Friday, 26 March 2010

BONNIE

Twelve years ago on a mild Spring Saturday lunchtime and Susan was standing in the street talking to Anne a neighbour when a scrawny cat with hardly any fur on her back and tail appeared. It was in such a state, Susan carried it into the house and gave it to me to look after as she was off to see her mother. I fed her, made a fuss of her, and cleared up her vomited after she'd gobbled down too much food in too short a time. She was also in heat. Within a week we'd had her neutered and de-flead -her condition was due to a flea allergy. When Anne first saw her she called her the ugliest cat she'd ever seen. I named her Bonnie. The vet thought she was about three years old.

She didn't like our other two cats, Lucy and BB,  and spat at them and they soon learned to keep her distance. I sometimes called her Miss Hiss. She did like affection from us but generally for a short time, although the periods grew longer as she got older. Her dislike for other cats remained unabated and the others we gradually brought home a few years later all learned to keep a respectful distance as Bonnie only attacked if they got too close. Susan and I loved this scrawny idiosyncratic bundle and I confess she was my favourite.

About a year ago she started to lose some weight and I suspected she was on her way out but somehow she stabilised and carried on as usual, scaring the other cats and putting her paws on either side of my neck when I picked her up as if she was cuddling me. In early autumn last year, she started disappearing for days, often staying out overnight. Then, abruptly, she must have decided the weather had grown too cold for wandering  as, until last week, she hardly left the house. And then she was off again. 

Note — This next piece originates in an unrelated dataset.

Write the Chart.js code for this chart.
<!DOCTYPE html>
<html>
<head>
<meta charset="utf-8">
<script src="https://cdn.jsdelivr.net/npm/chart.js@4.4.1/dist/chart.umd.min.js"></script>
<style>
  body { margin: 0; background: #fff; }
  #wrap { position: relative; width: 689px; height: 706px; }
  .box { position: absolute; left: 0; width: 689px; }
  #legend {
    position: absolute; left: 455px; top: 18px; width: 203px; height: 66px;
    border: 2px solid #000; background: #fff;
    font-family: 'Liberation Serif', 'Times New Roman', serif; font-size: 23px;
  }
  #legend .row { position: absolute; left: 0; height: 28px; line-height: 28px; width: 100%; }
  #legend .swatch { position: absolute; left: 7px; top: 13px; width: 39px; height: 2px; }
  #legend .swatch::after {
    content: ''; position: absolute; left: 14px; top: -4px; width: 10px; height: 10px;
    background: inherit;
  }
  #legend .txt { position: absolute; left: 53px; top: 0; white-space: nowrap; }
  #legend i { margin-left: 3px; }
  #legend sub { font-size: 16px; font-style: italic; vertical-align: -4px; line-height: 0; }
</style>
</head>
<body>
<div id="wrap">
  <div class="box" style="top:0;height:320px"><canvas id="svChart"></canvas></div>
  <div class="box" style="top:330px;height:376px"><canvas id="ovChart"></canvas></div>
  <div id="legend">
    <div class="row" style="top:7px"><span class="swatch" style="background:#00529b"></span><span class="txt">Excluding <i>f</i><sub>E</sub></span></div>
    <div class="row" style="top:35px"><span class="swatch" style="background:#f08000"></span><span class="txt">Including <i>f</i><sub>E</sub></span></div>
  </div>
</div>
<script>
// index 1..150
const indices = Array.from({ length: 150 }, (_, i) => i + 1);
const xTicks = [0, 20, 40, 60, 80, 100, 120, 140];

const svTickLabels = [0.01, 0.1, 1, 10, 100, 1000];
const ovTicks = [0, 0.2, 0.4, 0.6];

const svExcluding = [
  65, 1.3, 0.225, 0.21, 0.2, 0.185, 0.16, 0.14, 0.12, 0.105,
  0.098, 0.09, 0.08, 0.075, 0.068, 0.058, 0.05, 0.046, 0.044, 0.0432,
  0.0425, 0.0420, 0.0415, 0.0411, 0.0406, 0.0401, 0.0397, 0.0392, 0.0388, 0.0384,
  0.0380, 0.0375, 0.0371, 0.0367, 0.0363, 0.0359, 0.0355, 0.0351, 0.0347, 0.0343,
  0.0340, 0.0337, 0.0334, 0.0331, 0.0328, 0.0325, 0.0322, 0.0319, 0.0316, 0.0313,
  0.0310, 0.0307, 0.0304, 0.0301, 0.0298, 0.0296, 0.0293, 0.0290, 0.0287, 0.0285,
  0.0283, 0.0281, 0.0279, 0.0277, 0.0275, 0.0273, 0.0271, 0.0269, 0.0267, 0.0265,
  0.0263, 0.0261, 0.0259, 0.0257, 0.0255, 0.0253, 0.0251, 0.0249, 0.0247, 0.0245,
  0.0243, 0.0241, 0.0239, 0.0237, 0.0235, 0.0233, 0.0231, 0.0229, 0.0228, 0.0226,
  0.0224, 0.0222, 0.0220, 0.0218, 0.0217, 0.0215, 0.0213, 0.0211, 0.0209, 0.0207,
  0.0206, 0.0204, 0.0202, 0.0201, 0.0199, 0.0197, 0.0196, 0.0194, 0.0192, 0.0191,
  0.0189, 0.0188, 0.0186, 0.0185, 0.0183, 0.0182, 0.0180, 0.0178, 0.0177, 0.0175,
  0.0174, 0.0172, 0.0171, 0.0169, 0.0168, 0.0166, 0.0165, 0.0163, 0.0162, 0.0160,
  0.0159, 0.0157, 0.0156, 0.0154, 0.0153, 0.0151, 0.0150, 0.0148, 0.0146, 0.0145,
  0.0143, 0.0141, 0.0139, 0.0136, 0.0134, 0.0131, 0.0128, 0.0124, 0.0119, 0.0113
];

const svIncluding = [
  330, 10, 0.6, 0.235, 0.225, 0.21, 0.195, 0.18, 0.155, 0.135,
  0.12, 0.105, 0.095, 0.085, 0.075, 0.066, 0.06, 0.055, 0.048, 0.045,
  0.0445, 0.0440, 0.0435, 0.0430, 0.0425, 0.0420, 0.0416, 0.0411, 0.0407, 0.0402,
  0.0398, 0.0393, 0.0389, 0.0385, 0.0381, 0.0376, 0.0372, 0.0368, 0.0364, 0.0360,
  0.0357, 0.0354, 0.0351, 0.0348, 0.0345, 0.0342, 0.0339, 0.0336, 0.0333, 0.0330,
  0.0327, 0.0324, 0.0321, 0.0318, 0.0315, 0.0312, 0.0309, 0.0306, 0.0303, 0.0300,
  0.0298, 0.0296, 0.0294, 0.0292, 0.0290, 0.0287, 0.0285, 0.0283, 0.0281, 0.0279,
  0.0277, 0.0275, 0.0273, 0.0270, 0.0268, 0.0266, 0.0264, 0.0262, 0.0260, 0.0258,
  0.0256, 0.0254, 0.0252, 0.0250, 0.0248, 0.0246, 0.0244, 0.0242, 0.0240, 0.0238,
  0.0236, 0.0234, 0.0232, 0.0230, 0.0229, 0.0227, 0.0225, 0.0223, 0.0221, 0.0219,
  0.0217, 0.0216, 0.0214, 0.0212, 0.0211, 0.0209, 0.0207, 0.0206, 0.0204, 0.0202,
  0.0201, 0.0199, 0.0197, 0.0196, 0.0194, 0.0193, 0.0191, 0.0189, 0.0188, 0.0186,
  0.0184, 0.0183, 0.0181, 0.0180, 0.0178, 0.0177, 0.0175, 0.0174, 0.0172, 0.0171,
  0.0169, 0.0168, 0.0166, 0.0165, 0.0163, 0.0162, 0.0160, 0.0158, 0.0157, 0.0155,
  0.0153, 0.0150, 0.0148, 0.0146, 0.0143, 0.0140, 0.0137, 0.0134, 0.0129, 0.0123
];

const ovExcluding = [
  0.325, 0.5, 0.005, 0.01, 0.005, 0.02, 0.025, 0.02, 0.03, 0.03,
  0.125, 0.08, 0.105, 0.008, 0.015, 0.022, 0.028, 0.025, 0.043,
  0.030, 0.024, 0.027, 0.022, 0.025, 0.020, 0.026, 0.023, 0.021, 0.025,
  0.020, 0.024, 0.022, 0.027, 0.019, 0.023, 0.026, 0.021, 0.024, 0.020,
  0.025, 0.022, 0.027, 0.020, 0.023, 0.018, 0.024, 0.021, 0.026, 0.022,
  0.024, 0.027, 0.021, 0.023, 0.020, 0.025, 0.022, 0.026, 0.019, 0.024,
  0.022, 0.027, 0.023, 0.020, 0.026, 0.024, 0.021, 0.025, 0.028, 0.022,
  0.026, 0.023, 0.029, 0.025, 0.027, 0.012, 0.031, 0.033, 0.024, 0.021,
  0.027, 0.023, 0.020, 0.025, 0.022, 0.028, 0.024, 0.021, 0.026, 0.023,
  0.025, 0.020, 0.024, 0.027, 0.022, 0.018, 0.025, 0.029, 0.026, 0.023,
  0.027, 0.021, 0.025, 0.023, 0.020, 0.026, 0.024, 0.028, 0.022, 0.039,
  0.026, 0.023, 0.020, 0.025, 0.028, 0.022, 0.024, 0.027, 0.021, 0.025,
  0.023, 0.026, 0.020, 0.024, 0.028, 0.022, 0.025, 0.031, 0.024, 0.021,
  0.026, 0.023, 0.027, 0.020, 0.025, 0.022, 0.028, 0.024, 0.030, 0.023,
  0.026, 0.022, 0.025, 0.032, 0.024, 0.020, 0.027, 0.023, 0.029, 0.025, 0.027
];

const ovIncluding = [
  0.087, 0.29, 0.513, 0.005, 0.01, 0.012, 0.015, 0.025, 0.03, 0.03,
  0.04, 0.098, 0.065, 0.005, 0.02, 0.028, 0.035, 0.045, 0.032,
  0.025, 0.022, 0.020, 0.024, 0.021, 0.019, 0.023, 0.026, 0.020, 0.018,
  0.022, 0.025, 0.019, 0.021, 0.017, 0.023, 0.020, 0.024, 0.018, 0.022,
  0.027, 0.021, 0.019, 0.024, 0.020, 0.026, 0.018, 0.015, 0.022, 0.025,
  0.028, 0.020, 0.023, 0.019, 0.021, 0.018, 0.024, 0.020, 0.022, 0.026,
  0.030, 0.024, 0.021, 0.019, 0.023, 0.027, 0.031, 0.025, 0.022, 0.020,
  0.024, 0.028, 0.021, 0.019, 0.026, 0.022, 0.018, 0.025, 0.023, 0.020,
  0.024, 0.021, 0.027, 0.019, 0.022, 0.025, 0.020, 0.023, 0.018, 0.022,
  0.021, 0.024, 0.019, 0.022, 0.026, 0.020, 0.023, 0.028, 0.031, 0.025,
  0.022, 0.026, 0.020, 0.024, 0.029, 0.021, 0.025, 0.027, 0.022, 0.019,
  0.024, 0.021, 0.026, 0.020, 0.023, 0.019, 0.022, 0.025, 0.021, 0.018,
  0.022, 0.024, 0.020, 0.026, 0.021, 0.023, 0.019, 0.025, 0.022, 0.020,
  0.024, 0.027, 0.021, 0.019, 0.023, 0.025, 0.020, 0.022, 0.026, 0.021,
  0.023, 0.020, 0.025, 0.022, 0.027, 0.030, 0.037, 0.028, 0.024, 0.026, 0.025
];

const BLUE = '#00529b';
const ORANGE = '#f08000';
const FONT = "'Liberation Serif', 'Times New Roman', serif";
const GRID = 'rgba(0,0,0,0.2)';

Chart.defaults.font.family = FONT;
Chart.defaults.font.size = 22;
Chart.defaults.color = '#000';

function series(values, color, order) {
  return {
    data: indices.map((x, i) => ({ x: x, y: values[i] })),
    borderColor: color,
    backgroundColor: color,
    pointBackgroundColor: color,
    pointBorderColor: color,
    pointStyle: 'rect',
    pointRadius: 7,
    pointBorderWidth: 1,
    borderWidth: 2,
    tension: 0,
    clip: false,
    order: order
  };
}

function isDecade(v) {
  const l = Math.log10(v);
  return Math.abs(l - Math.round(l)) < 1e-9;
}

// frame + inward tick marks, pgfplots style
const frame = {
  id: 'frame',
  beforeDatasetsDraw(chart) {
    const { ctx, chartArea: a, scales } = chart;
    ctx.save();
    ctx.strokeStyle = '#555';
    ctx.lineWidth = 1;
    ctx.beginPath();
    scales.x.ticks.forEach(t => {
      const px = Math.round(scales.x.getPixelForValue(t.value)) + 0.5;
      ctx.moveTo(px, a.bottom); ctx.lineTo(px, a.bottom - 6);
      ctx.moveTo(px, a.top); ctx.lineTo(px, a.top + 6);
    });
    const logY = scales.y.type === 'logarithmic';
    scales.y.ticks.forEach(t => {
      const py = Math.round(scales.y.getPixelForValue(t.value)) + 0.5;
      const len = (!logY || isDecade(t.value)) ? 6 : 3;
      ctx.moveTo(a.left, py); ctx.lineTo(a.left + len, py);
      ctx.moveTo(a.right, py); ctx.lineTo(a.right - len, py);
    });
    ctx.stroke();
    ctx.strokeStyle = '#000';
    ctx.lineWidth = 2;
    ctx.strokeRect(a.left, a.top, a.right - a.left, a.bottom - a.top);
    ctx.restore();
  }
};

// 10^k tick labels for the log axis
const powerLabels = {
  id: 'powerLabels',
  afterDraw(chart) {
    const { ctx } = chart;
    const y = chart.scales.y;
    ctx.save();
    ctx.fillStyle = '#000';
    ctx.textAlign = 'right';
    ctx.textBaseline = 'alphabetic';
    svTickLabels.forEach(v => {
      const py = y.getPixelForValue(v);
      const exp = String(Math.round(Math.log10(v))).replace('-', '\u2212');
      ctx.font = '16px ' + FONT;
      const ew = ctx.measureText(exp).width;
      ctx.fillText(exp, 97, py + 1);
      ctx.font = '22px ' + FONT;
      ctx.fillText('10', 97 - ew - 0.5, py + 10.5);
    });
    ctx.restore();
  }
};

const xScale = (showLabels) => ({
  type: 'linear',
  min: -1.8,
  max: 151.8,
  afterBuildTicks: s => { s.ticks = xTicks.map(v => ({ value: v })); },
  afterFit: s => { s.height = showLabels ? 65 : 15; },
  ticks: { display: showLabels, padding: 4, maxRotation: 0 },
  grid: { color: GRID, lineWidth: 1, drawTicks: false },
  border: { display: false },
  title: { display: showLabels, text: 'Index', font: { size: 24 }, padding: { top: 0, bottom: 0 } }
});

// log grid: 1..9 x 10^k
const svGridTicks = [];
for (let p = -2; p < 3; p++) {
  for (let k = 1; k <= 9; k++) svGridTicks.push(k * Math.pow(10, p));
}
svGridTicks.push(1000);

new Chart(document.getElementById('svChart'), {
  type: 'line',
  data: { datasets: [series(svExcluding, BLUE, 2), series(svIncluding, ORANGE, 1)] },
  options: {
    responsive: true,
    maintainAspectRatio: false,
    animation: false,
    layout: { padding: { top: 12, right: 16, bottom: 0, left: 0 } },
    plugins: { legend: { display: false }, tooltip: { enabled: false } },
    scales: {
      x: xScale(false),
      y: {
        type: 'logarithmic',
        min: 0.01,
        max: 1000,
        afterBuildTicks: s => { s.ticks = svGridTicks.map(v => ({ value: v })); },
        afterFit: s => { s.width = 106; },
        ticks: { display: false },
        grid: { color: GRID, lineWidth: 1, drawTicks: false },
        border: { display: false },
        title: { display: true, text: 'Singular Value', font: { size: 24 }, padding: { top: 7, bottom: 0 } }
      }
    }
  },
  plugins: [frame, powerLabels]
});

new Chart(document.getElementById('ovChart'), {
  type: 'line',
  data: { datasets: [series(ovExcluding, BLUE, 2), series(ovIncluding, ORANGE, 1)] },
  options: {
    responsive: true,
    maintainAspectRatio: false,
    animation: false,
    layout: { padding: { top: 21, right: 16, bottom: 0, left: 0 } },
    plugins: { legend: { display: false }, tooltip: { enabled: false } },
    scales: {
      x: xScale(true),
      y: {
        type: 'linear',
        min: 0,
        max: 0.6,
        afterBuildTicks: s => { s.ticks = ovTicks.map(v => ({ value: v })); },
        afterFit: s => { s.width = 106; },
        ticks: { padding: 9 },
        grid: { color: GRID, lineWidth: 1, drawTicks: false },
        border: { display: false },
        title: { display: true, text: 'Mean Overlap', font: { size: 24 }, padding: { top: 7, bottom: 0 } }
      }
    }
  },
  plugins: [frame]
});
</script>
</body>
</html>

This week, on Monday, she disappeared and didn't come back till Wednesday teatime, not long after Susan had knocked on some doors in the next streets whose gardens we were sure she'd been visiting. She disappeared under an armchair and stayed there, eating and drinking little, until this morning when she came out to lay in sunshine streaming through the windows. When Susan got back from our charity shop this lunchtime, she thought Bonnie's breathing seemed laboured so she got her an apointment with Honour at Vets4Pets late this afternoon.

Honour checked her out, x-rayed her chest and found a mass that was pushing Bonnie's lungs up against her spine so that she could hardly breathe. There was only one solution and so I held her as her breathing slowly subsided. Because we loved her so much we had to let her go.